# Exercise details
Write out exactly, please, every line from the beginning of the entries to the line holding "var yTicks = [0, 20, 40, 60, 80, 100];", and no pictures.

# Task input
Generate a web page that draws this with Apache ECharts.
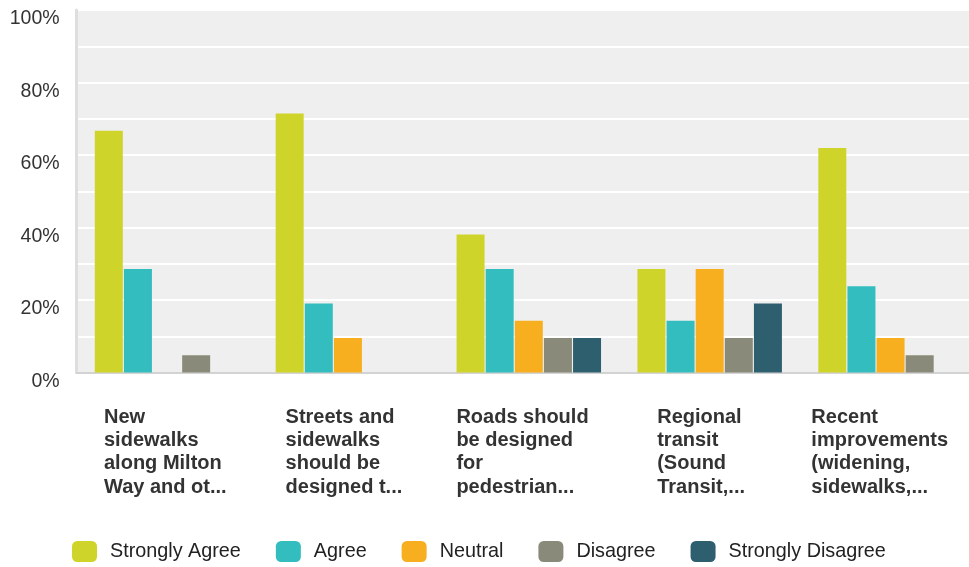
<!DOCTYPE html>
<html>
<head>
<meta charset="utf-8">
<script src="https://cdn.jsdelivr.net/npm/echarts@6/dist/echarts.min.js"></script>
<style>
  html, body { margin: 0; padding: 0; background: #fff; overflow: hidden; }
  #chart { width: 981px; height: 567px; }
</style>
</head>
<body>
<div id="chart"></div>
<script>
// Survey statements (as wrapped on the axis) and answer shares in percent
var categories = [
  'New\nsidewalks\nalong Milton\nWay and ot...',
  'Streets and\nsidewalks\nshould be\ndesigned t...',
  'Roads should\nbe designed\nfor\npedestrian...',
  'Regional\ntransit\n(Sound\nTransit,...',
  'Recent\nimprovements\n(widening,\nsidewalks,...'
];
var seriesNames = ['Strongly Agree', 'Agree', 'Neutral', 'Disagree', 'Strongly Disagree'];
var stronglyAgree    = [66.67, 71.43, 38.10, 28.57, 61.90];
var agree            = [28.57, 19.05, 28.57, 14.29, 23.81];
var neutral          = [0, 9.52, 14.29, 28.57, 9.52];
var disagree         = [4.76, 0, 9.52, 9.52, 4.76];
var stronglyDisagree = [0, 0, 9.52, 19.05, 0];
var yTicks = [0, 20, 40, 60, 80, 100];

var palette = ['#cfd42a', '#33bdbf', '#f7ae1f', '#8a8a7a', '#2e5f6e'];
var values = [stronglyAgree, agree, neutral, disagree, stronglyDisagree];
var FONT = '"Liberation Sans", Arial, Helvetica, sans-serif';

var chart = echarts.init(document.getElementById('chart'), null, { renderer: 'canvas' });

var series = seriesNames.map(function (name, i) {
  return {
    name: name,
    type: 'bar',
    data: values[i],
    barWidth: 28,
    barGap: '4%',
    itemStyle: { color: palette[i] },
    emphasis: { disabled: true }
  };
});

chart.setOption({
  animation: false,
  color: palette,
  textStyle: { fontFamily: FONT },
  grid: [
    // plot area holding the bars (runs past the visible right edge)
    {
      left: 76.6,
      right: 0,
      top: 10,
      bottom: 194.5,
      show: true,
      backgroundColor: '#efefef',
      borderWidth: 0,
      containLabel: false
    },
    // band used only to place the category captions
    {
      left: 76,
      width: 893,
      top: 10,
      bottom: 194.5,
      show: false,
      containLabel: false
    }
  ],
  legend: {
    left: 72,
    top: 541,
    padding: 0,
    itemWidth: 25,
    itemHeight: 21,
    itemGap: 35,
    icon: 'roundRect',
    selectedMode: false,
    data: seriesNames,
    textStyle: {
      fontFamily: FONT,
      fontSize: 19.8,
      color: '#222',
      padding: [0, 0, 0, 8]
    }
  },
  xAxis: [
    {
      type: 'category',
      gridIndex: 0,
      data: categories,
      axisTick: { show: false },
      axisLine: { show: true, lineStyle: { color: '#d3d3d3', width: 2 } },
      splitLine: { show: false },
      axisLabel: { show: false }
    },
    {
      type: 'category',
      gridIndex: 1,
      data: categories,
      axisTick: { show: false },
      axisLine: { show: false },
      splitLine: { show: false },
      axisLabel: {
        interval: 0,
        margin: 33,
        align: 'center',
        verticalAlign: 'top',
        formatter: function (v) {
          return v.split('\n').map(function (l) { return '{t|' + l + '}'; }).join('\n');
        },
        rich: {
          t: {
            align: 'left',
            fontFamily: FONT,
            fontSize: 20,
            fontWeight: 'bold',
            lineHeight: 23.3,
            color: '#333'
          }
        }
      }
    }
  ],
  yAxis: [
    {
      type: 'value',
      gridIndex: 0,
      min: 0,
      max: 100,
      interval: 10,
      axisLine: { show: true, lineStyle: { color: '#dedede', width: 3 } },
      axisTick: { show: false },
      splitLine: { show: true, lineStyle: { color: '#ffffff', width: 2 } },
      axisLabel: {
        margin: 17,
        fontFamily: FONT,
        fontSize: 19.5,
        color: '#333',
        verticalAlign: 'top',
        lineHeight: 18,
        formatter: function (v) {
          return yTicks.indexOf(v) >= 0 ? v + '%' : '';
        }
      }
    },
    {
      type: 'value',
      gridIndex: 1,
      min: 0,
      max: 100,
      show: false
    }
  ],
  series: series
});
</script>
</body>
</html>
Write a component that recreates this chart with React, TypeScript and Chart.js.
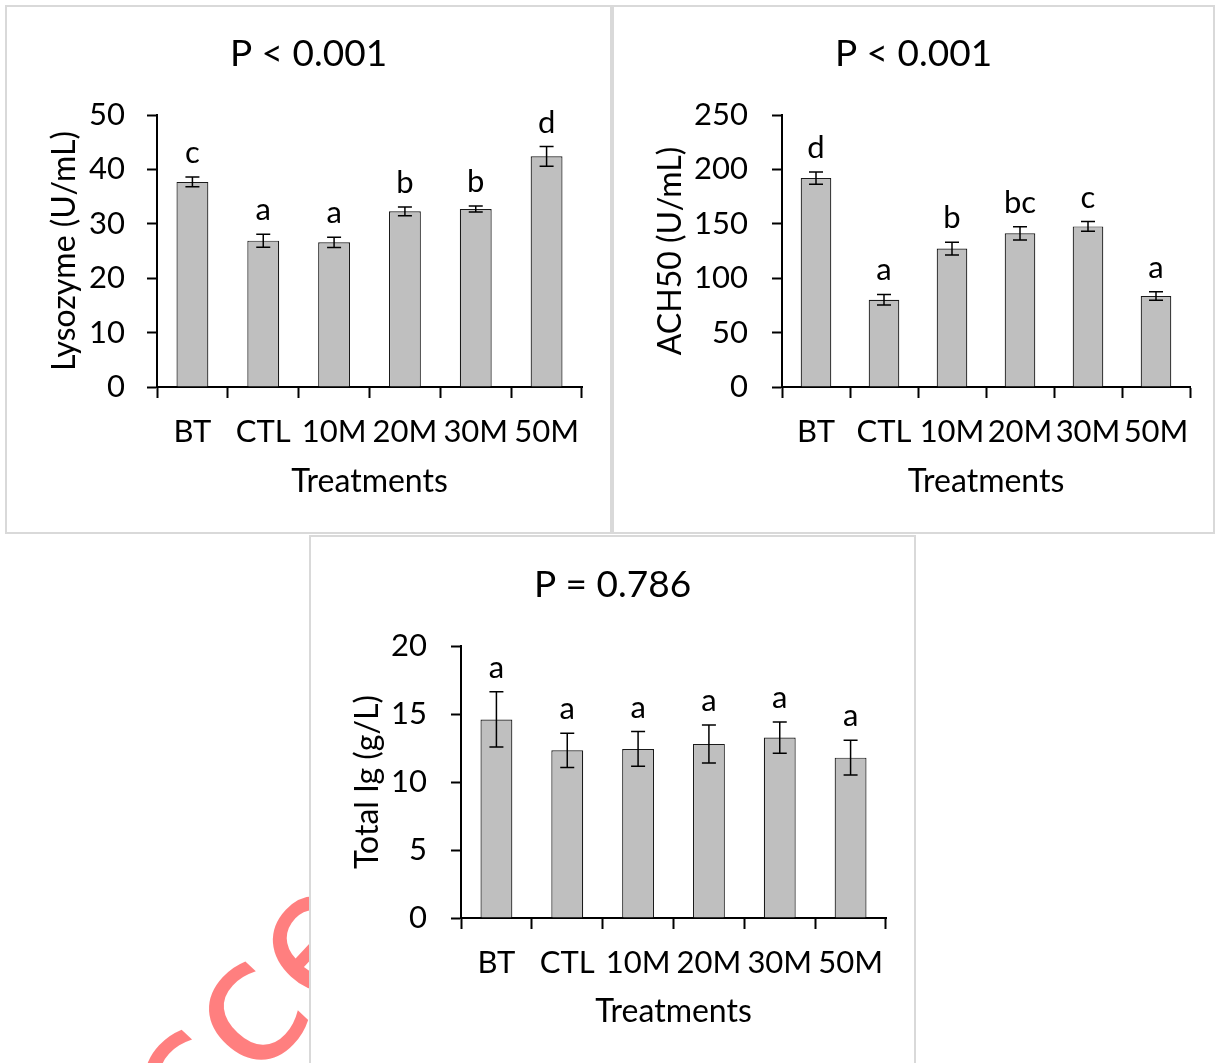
import React, { useEffect, useRef } from "react";
import { Chart, registerables } from "chart.js";

Chart.register(...registerables);

// ---------- data ----------
const categories = ["BT", "CTL", "10M", "20M", "30M", "50M"];

const lysozymeMeans = [37.7, 26.9, 26.6, 32.3, 32.7, 42.4];
const lysozymeErrors = [0.9, 1.2, 0.95, 0.8, 0.55, 1.8];
const lysozymeLetters = ["c", "a", "a", "b", "b", "d"];

const ach50Means = [192, 80.2, 127.2, 141.3, 147.6, 83.6];
const ach50Errors = [5.6, 4.9, 5.8, 6.1, 4.5, 3.9];
const ach50Letters = ["d", "a", "b", "bc", "c", "a"];

const igMeans = [14.6, 12.33, 12.43, 12.8, 13.27, 11.79];
const igErrors = [2.03, 1.26, 1.28, 1.4, 1.15, 1.28];
const igLetters = ["a", "a", "a", "a", "a", "a"];

const titles = ["P < 0.001", "P < 0.001", "P = 0.786"];
const yLabels = ["Lysozyme (U/mL)", "ACH50 (U/mL)", "Total Ig (g/L)"];
const xLabel = "Treatments";
const yMaxes = [50, 250, 20];
const ySteps = [10, 50, 5];

// ---------- style / layout ----------
const FONT = "Lato";
const TXT = 31;
const AXIS_TITLE_TXT = 32;
const TITLE_TXT = 37;
const INK = "#000000";
const BAR_FILL = "#bfbfbf";

const annotatePlugin = {
  id: "annotate",
  afterDatasetsDraw(chart: any, _args: any, opts: any) {
    const { ctx } = chart;
    const y = chart.scales.y;
    const meta = chart.getDatasetMeta(0);
    const values = chart.data.datasets[0].data as number[];
    ctx.save();
    meta.data.forEach((bar: any, i: number) => {
      const v = values[i];
      const e = opts.errors[i];
      const x = bar.x;
      const yTop = y.getPixelForValue(v + e);
      const yBot = y.getPixelForValue(v - e);
      ctx.strokeStyle = INK;
      ctx.lineWidth = 1.5;
      ctx.beginPath();
      ctx.moveTo(x, yTop);
      ctx.lineTo(x, yBot);
      ctx.moveTo(x - 7, yTop);
      ctx.lineTo(x + 7, yTop);
      ctx.moveTo(x - 7, yBot);
      ctx.lineTo(x + 7, yBot);
      ctx.stroke();
      ctx.fillStyle = INK;
      ctx.font = `${TXT}px ${FONT}`;
      ctx.textAlign = "center";
      ctx.textBaseline = "alphabetic";
      ctx.fillText(opts.letters[i], x, yTop - opts.gap);
    });
    ctx.font = `${TITLE_TXT}px ${FONT}`;
    ctx.textAlign = "center";
    ctx.textBaseline = "alphabetic";
    ctx.fillStyle = INK;
    ctx.fillText(opts.title, chart.width / 2, opts.titleBaseline);
    ctx.restore();
  },
};

type PanelLayout = {
  left: number;
  top: number;
  width: number;
  height: number;
  noBottomBorder?: boolean;
  padTop: number;
  padRight: number;
  yWidth: number;
  yTitlePad: number;
  yTickPad: number;
  xTitlePad: number;
  titleBaseline: number;
};

function Panel(props: {
  idx: number;
  means: number[];
  errors: number[];
  letters: string[];
  layout: PanelLayout;
}) {
  const ref = useRef<HTMLCanvasElement | null>(null);
  const { idx, means, errors, letters, layout } = props;
  const border = 2;
  const cw = layout.width - border * 2;
  const ch = layout.height - border * (layout.noBottomBorder ? 1 : 2);

  useEffect(() => {
    if (!ref.current) return;
    const chart = new Chart(ref.current, {
      type: "bar",
      data: {
        labels: categories,
        datasets: [
          {
            data: means,
            backgroundColor: BAR_FILL,
            borderColor: "#1a1a1a",
            borderWidth: 1.2,
            barPercentage: 0.45,
            categoryPercentage: 1,
          },
        ],
      },
      plugins: [annotatePlugin],
      options: {
        animation: false,
        responsive: false,
        maintainAspectRatio: false,
        devicePixelRatio: 1,
        layout: {
          padding: { left: 20, right: layout.padRight, top: layout.padTop, bottom: 0 },
        },
        plugins: {
          legend: { display: false },
          tooltip: { enabled: false },
          // @ts-ignore
          annotate: {
            errors,
            letters,
            gap: 14,
            title: titles[idx],
            titleBaseline: layout.titleBaseline,
          },
        },
        scales: {
          x: {
            grid: {
              display: true,
              drawOnChartArea: false,
              drawTicks: true,
              tickLength: 11,
              tickWidth: 2,
              tickColor: INK,
              offset: true,
            },
            border: { display: true, color: INK, width: 2 },
            ticks: {
              color: INK,
              font: { family: FONT, size: TXT },
              padding: 15,
              maxRotation: 0,
              autoSkip: false,
            },
            title: {
              display: true,
              text: xLabel,
              color: INK,
              font: { family: FONT, size: AXIS_TITLE_TXT },
              padding: { top: 0, bottom: layout.xTitlePad },
            },
            afterFit: (s: any) => {
              s.height = 145;
            },
          },
          y: {
            min: 0,
            max: yMaxes[idx],
            grid: {
              display: true,
              drawOnChartArea: false,
              drawTicks: true,
              tickLength: 10,
              tickWidth: 2,
              tickColor: INK,
            },
            border: { display: true, color: INK, width: 2 },
            ticks: {
              stepSize: ySteps[idx],
              color: INK,
              font: { family: FONT, size: TXT },
              padding: layout.yTickPad,
            },
            title: {
              display: true,
              text: yLabels[idx],
              color: INK,
              font: { family: FONT, size: AXIS_TITLE_TXT },
              padding: { top: layout.yTitlePad, bottom: 0 },
            },
            afterFit: (s: any) => {
              s.width = layout.yWidth;
            },
          },
        },
      } as any,
    });
    return () => chart.destroy();
  }, []);

  return (
    <div
      style={{
        position: "absolute",
        left: layout.left,
        top: layout.top,
        width: layout.width,
        height: layout.height,
        boxSizing: "border-box",
        border: `${border}px solid #d9d9d9`,
        borderBottom: layout.noBottomBorder ? "none" : `${border}px solid #d9d9d9`,
        background: "#ffffff",
      }}
    >
      <canvas
        ref={ref}
        width={cw}
        height={ch}
        style={{ display: "block", width: cw, height: ch }}
      />
    </div>
  );
}

const layouts: PanelLayout[] = [
  {
    left: 5, top: 5, width: 607, height: 529,
    padTop: 108, padRight: 28, yWidth: 130, yTitlePad: 18, yTickPad: 22, xTitlePad: 31, titleBaseline: 59,
  },
  {
    left: 612, top: 5, width: 603, height: 529,
    padTop: 108, padRight: 23, yWidth: 148, yTitlePad: 17, yTickPad: 24, xTitlePad: 31, titleBaseline: 59,
  },
  {
    left: 309, top: 535, width: 607, height: 528, noBottomBorder: true,
    padTop: 109, padRight: 28, yWidth: 130, yTitlePad: 17, yTickPad: 24, xTitlePad: 32, titleBaseline: 60,
  },
];

export default function App() {
  return (
    <div style={{ position: "relative", width: 1215, height: 1063 }}>
      <style>{`html,body{margin:0;overflow:hidden;background:#fff}`}</style>
      <div
        style={{
          position: "absolute",
          left: 0,
          top: 535,
          width: 309,
          height: 528,
          overflow: "hidden",
        }}
      >
        <span
          style={{
            position: "absolute",
            left: 8,
            top: 601,
            fontFamily: "DejaVu Sans",
            fontWeight: "normal",
            fontSize: 170,
            lineHeight: "170px",
            color: "rgba(255,0,0,0.5)",
            whiteSpace: "nowrap",
            transformOrigin: "0 0",
            transform: "rotate(-47deg)",
          }}
        >
          Accepted
        </span>
      </div>
      <Panel idx={0} means={lysozymeMeans} errors={lysozymeErrors} letters={lysozymeLetters} layout={layouts[0]} />
      <Panel idx={1} means={ach50Means} errors={ach50Errors} letters={ach50Letters} layout={layouts[1]} />
      <Panel idx={2} means={igMeans} errors={igErrors} letters={igLetters} layout={layouts[2]} />
    </div>
  );
}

# Result
Generate a web page that draws this with Apache ECharts.
<!DOCTYPE html>
<html>
<head>
<meta charset="utf-8">
<script src="https://cdn.jsdelivr.net/npm/echarts@6/dist/echarts.min.js"></script>
<style>
  html, body { margin: 0; padding: 0; background: #fff; overflow: hidden; }
  #chart { width: 981px; height: 567px; }
</style>
</head>
<body>
<div id="chart"></div>
<script>
// Survey statements (as wrapped on the axis) and answer shares in percent
var categories = [
  'New\nsidewalks\nalong Milton\nWay and ot...',
  'Streets and\nsidewalks\nshould be\ndesigned t...',
  'Roads should\nbe designed\nfor\npedestrian...',
  'Regional\ntransit\n(Sound\nTransit,...',
  'Recent\nimprovements\n(widening,\nsidewalks,...'
];
var seriesNames = ['Strongly Agree', 'Agree', 'Neutral', 'Disagree', 'Strongly Disagree'];
var stronglyAgree    = [66.67, 71.43, 38.10, 28.57, 61.90];
var agree            = [28.57, 19.05, 28.57, 14.29, 23.81];
var neutral          = [0, 9.52, 14.29, 28.57, 9.52];
var disagree         = [4.76, 0, 9.52, 9.52, 4.76];
var stronglyDisagree = [0, 0, 9.52, 19.05, 0];
var yTicks = [0, 20, 40, 60, 80, 100];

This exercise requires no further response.